What Battlefield fans may or may not have known at the time is Ahearn had scored a walk-off goal in the 2010 state quarterfinals and that Langley as a team has two state titles under their belts already.

"My heart just stopped," said Ahearn. "I put the ball in the back of the net."

Ahearn called said Battlefield had "tremendous (defense), the best 'd' I've faced this year by far," adding that the players supplied "great stick checks" and a "real-fast defense (that) kept us in front."

Battlefield had fallen behind 0-3 in the first half before Schumacher broke the ice with the first of three goals. According to head coach Kevin Marsh, that changed the team’s entire outlook immediately.

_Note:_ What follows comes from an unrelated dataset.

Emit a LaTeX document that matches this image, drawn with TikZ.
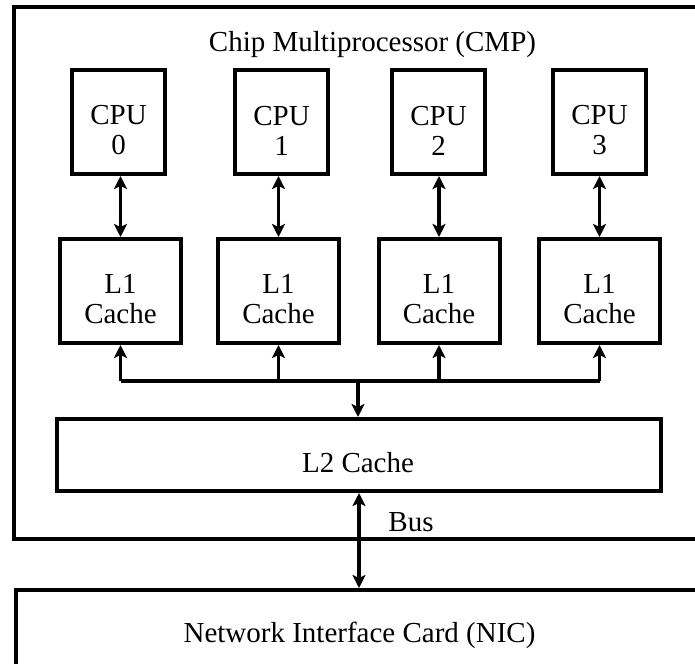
\documentclass[tikz,border=0pt]{standalone}
\usepackage{fontspec}
\setmainfont{Liberation Serif}
\usetikzlibrary{arrows.meta}
\begin{document}
\begin{tikzpicture}[x=1pt,y=-1pt,
  boxstyle/.style={draw=black, line width=4pt, inner sep=0pt},
  cpubox/.style={boxstyle, minimum width=93pt, minimum height=104pt},
  lonebox/.style={boxstyle, minimum width=121pt, minimum height=104pt},
  lbl/.style={font=\fontsize{29}{30}\selectfont, align=center, inner sep=0pt},
  tipstyle/.style={},
  conn/.style={line width=3.5pt, {Stealth[length=13pt,width=13pt,inset=3pt]}-{Stealth[length=13pt,width=13pt,inset=3pt]}},
  onearrow/.style={line width=3.5pt, -{Stealth[length=13pt,width=13pt,inset=3pt]}}
]
\useasboundingbox (0,0) rectangle (695,663);
\clip (0,0) rectangle (695,663);
\fill[white] (0,0) rectangle (695,663);

% outer boxes
\node[boxstyle, minimum width=706pt, minimum height=532pt] (cmp) at (367,273.4) {};
\node[lbl, anchor=base] (cmpt) at (372.5,52) {Chip Multiprocessor (CMP)};
\node[boxstyle, minimum width=704pt, minimum height=110pt] (nic) at (367.5,645) {};
\node[lbl, anchor=base] (nict) at (359.5,642) {Network Interface Card (NIC)};

% CPUs
\foreach \i/\x in {0/118.5,1/281.5,2/438.5,3/599.5}{
  \node[cpubox] (cpu\i) at (\x,122) {};
  \node[lbl] (cput\i) at ([yshift=-8.5pt]cpu\i.center) {CPU\\\i};
}
% L1 caches
\foreach \i/\x in {0/120.5,1/278.5,2/439,3/599.5}{
  \node[lonebox] (lone\i) at (\x,291) {};
  \node[lbl] (lonet\i) at ([yshift=-8pt]lone\i.center) {L1\\Cache};
  \draw[conn] (lone\i.north |- cpu\i.south) -- (lone\i.north);
}

% L2 cache
\node[boxstyle, minimum width=604pt, minimum height=72pt] (ltwo) at (359,455) {};
\node[lbl, anchor=base] (ltwot) at (358,472) {L2 Cache};

% bus between L1 and L2
\coordinate (bj) at (358,381);
\draw[line width=3.5pt] (lone0.south |- bj) -- (lone3.south |- bj);
\foreach \i in {0,1,2,3}{
  \draw[onearrow] (lone\i.south |- bj) -- (lone\i.south);
}
\draw[onearrow] (bj) -- (bj |- ltwo.north);

% system bus
\coordinate (bustop) at (359,455);
\draw[conn] (bustop |- ltwo.south) -- (bustop |- nic.north);
\node[lbl, anchor=base] (bust) at (411,531) {Bus};
\end{tikzpicture}
\end{document}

"(That) lets us realize that we can play with anybody on any given day," he said.

According to Schumacher, someone had to get the job done.

"I just knew someone had to step up and, being a senior, I knew, I had done it before, and I knew that as a leader that's what I had to do," he said.

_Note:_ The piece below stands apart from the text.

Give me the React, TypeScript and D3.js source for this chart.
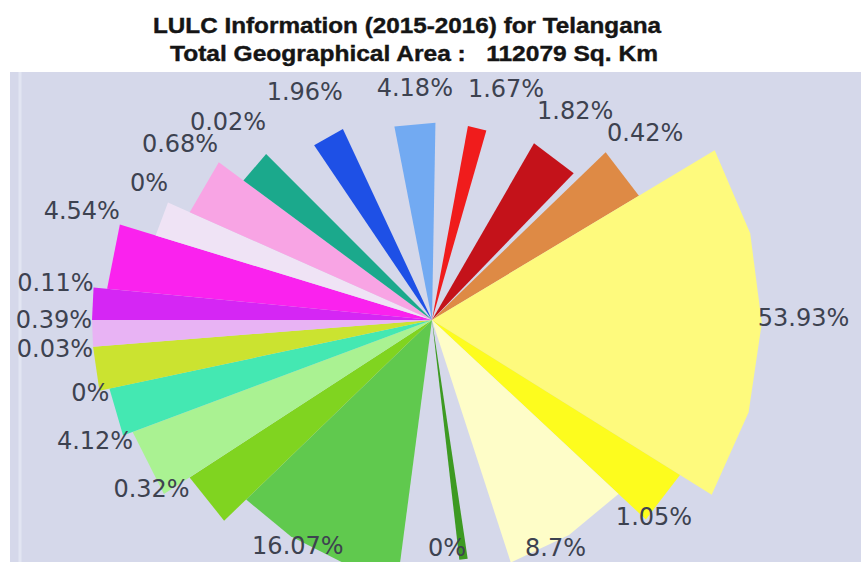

As each quarter wore on, the Bobcats chipped away at the lead with Schumacher and Sam McCain leading the way.

Trailing 5-4 in the waning seconds of the game, sophomore Michael Hanlon took the field on a play designed for him to feed his older brother, stand-out midfielder Jon Hanlon so the senior veteran could give Battlefield a shot at overtime.

But the elder Hanlon wasn’t open and time was running out.

That’s where the future of the Battlefield program made his move and blew up the stands into raucous cheer as he turned himself to the net and sank the game-tying shot.

As a sophomore.

In the state quarterfinals.

"(He) probably sees about four minutes a game. We call a play where he's supposed to be feeding it to his brother and it doesn't work and he just makes a great decision," said Marsh.

The 2011 season will stand as a benchmark for the boys team that loses 12 seniors to graduation.

Now it’s on the backs of guys like McCain and the younger Hanlon to take control of the new lacrosse powerhouse of Battlefield.

"Hopefully this is setting a mark for what the future holds, the effort that our seniors and our team made kind of puts a stamp on what we can do every year," said Marsh. "I think the group of seniors… had worked hard for four years to get here and now you hope the underclassmen see the efforts that they made and what they did in getting here and that they pick up the torch and carry it."

Added Schumacher, "This is the farthest that Battlefield's ever made it, so I think that's the achievement that they're going to have to overcome, to win that next game."